The pages are already unisolated and could be used by the buddy. But again,
I think you have an idea that tries to avoid putting pages to the buddy.
Yeah, set_page_count(page, 0) if you do not want to release that page
from the notifier context to reflect that the page is ok to be offlined
with the rest.
I neither see how you deal with __test_page_isolated_in_pageblock() nor with
__offline_isolated_pages(). Sorry, but what I read is incomplete and you
probably have a full proposal in your head. Please read below how I think
you want to solve it.
Yeah, sorry that I am throwing incomplete ideas at you. I am just trying
to really nail down how to deal with reference counting here because it
is an important aspect.
I think we collected all the missing pieces now :) Thanks!
[...]
I was reading
include/linux/mm_types.h:
"If you want to use the refcount field, it must be used in such a way
that other CPUs temporarily incrementing and then decrementing the
refcount does not cause problems"
And that made me think "anybody can go ahead and try get_page_unless_zero()".
If I am missing something here and this can indeed not happen (e.g.,
because PageOffline() pages are never mapped to user space), then I'll
happily remove this code.
The point is that if the owner of the page is holding the only reference
to the page then it is clear that nothing like that's happened.
Right, and I think the race I described won't happen in practice. Nobody
should be trying to do a get_page_unless_zero() on random pages that are
not even mapped to user space. I was (as so often) very careful :)
Let's recap what I suggest:
"PageOffline() pages that have a reference count of 0 will be treated
like free pages when offlining pages, allowing the containing memory
block to get offlined. In case a driver wants to revive such a page, it
has to synchronize against memory onlining/offlining (e.g., using memory
notifiers) while incrementing the reference count. Also, a driver that
relies in this feature is aware that re-onlining the memory will require
to re-set the pages PageOffline() - e.g., via the online_page_callback_t."
OK
[...]
d) __put_page() is modified to not return pages to the buddy in any
case as a safety net. We might be able to get rid of that.
I do not like exactly this part
Yeah, and I think I can drop it from this patch.
What I think you suggest:
a) has_unmovable_pages() skips over all PageOffline() pages.
This results in a lot of false negatives when trying to offline. Might be ok.

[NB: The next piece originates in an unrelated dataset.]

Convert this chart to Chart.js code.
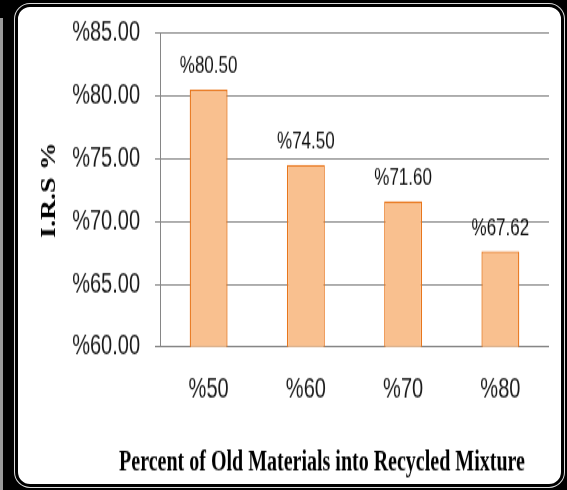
<!DOCTYPE html>
<html>
<head>
<meta charset="utf-8">
<script src="https://cdn.jsdelivr.net/npm/chart.js@4/dist/chart.umd.min.js"></script>
<style>
  html, body { margin: 0; padding: 0; background: #000; }
  body { width: 567px; height: 490px; position: relative; overflow: hidden; }
  #strip { position: absolute; left: 0; top: 18px; width: 3px; height: 472px; background: #9a9a9a; }
  #ring { position: absolute; left: 14px; top: 3px; width: 551px; height: 485px; background: #dcdcdc; border-radius: 16px; }
  #panel { position: absolute; left: 15px; top: 4px; width: 549px; height: 483px; box-sizing: border-box;
           border: 3px solid #000; border-radius: 15px; background: #fff; }
  #wrap { position: absolute; left: 0; top: 0; width: 567px; height: 350px;
          transform: scaleY(1.4); transform-origin: 0 0; }
  canvas { display: block; }
</style>
</head>
<body>
<div id="strip"></div>
<div id="ring"></div>
<div id="panel"></div>
<div id="wrap"><canvas id="chart" width="567" height="350"></canvas></div>
<script>
// Share of old material in the recycled mixture, and the resulting I.R.S value
const categories = ['%50', '%60', '%70', '%80'];
const irsValues = [80.50, 74.50, 71.60, 67.62];

// Value axis range
const axisMin = 60;
const axisMax = 85;
const axisStep = 5;

const yTitle = 'I.R.S %';
const xTitle = 'Percent of Old Materials into Recycled Mixture';

const pct = v => '%' + Number(v).toFixed(2);

// Value labels above each bar
const valueLabels = {
  id: 'valueLabels',
  afterDatasetsDraw(chart) {
    const ctx = chart.ctx;
    const meta = chart.getDatasetMeta(0);
    ctx.save();
    ctx.font = '17px "Liberation Sans", Arial, sans-serif';
    ctx.fillStyle = '#111';
    ctx.textAlign = 'center';
    ctx.textBaseline = 'alphabetic';
    meta.data.forEach((bar, i) => {
      ctx.fillText(pct(chart.data.datasets[0].data[i]), bar.x, bar.y - 11.8);
    });
    ctx.restore();
  }
};

// Category axis caption under the labels
const bottomCaption = {
  id: 'bottomCaption',
  afterDraw(chart) {
    const ctx = chart.ctx;
    ctx.save();
    ctx.font = 'bold 20px "Liberation Serif", "Times New Roman", serif';
    ctx.fillStyle = '#000';
    ctx.textAlign = 'center';
    ctx.textBaseline = 'alphabetic';
    ctx.fillText(xTitle, 322, 336.4);
    ctx.restore();
  }
};

new Chart(document.getElementById('chart'), {
  type: 'bar',
  data: {
    labels: categories,
    datasets: [{
      data: irsValues,
      backgroundColor: '#F9C08F',
      borderColor: '#E8761C',
      borderWidth: 1.3,
      borderSkipped: 'bottom',
      barPercentage: 0.39,
      categoryPercentage: 1
    }]
  },
  options: {
    responsive: false,
    animation: false,
    devicePixelRatio: 1,
    layout: { padding: { top: 23.6, right: 18, bottom: 0, left: 0 } },
    plugins: {
      legend: { display: false },
      tooltip: { enabled: false }
    },
    scales: {
      x: {
        offset: true,
        grid: { display: false, drawTicks: false },
        border: { display: false },
        ticks: {
          padding: 19,
          color: '#1a1a1a',
          font: { family: '"Liberation Sans", Arial, sans-serif', size: 20 }
        },
        afterFit(scale) { scale.height = 102.14; }
      },
      y: {
        min: axisMin,
        max: axisMax,
        grid: { color: '#868686', lineWidth: 1, drawTicks: true, tickLength: 5 },
        border: { display: true, color: '#868686', width: 1 },
        ticks: {
          stepSize: axisStep,
          padding: 15,
          color: '#1a1a1a',
          font: { family: '"Liberation Sans", Arial, sans-serif', size: 20 },
          callback: v => pct(v)
        },
        title: {
          display: true,
          text: yTitle,
          color: '#000',
          padding: { top: 38, bottom: 0 },
          font: { family: '"Liberation Serif", "Times New Roman", serif', size: 20, weight: 'bold' }
        },
        afterFit(scale) {
          scale.width = 160;
          scale.paddingTop = 0;
          scale.paddingBottom = 0;
        }
      }
    }
  },
  plugins: [valueLabels, bottomCaption]
});
</script>
</body>
</html>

b) The driver decrements the reference count of the PageOffline pages
in MEM_GOING_OFFLINE.
Well, driver should make the page unreferenced or fail. What is done
really depends on the specific driver
c) The driver increments the reference count of the PageOffline pages
in MEM_CANCEL_OFFLINE. One issue might be that the pages are no longer
isolated once we get that call. Might be ok.
Only previous PageBuddy pages are returned to the allocator IIRC. Mostly
because of MovablePage()
d) How to make __test_page_isolated_in_pageblock() succeed?
Like I propose in this patch (PageOffline() + refcount == 0)?
Yep
e) How to make __offline_isolated_pages() succeed?
Like I propose in this patch (PageOffline() + refcount == 0)?
Simply skip over PageOffline pages. Reference count should never be != 0
at this stage.
Right, that should be guaranteed by d). (as long as people play by the
rules) Same applies to my current patch.
In summary, is what you suggest simply delaying setting the reference count to 0
in MEM_GOING_OFFLINE instead of right away when the driver unpluggs the pages?
Yes
What's the big benefit you see and I fail to see?
Aparat from no hooks into __put_page it is also an explicit control over
the page via reference counting. Do you see any downsides?
The only downside I see is that we get more false negatives on
has_unmovable_pages(), eventually resulting in the offlining stage after
isolation to loop forever (as some PageOffline() pages are not movable
(especially, XEN balloon, HyperV balloon), there won't be progress).
I somewhat don't like forcing everybody that uses PageOffline()
(especially all users of balloon compaction) to implement memory
notifiers just to avoid that. Maybe, we even want to use PageOffline()
in the future in the core (e.g., for memory holes instead of PG_reserved
or similar).
Thanks!
--
Thanks,
David / dhildenb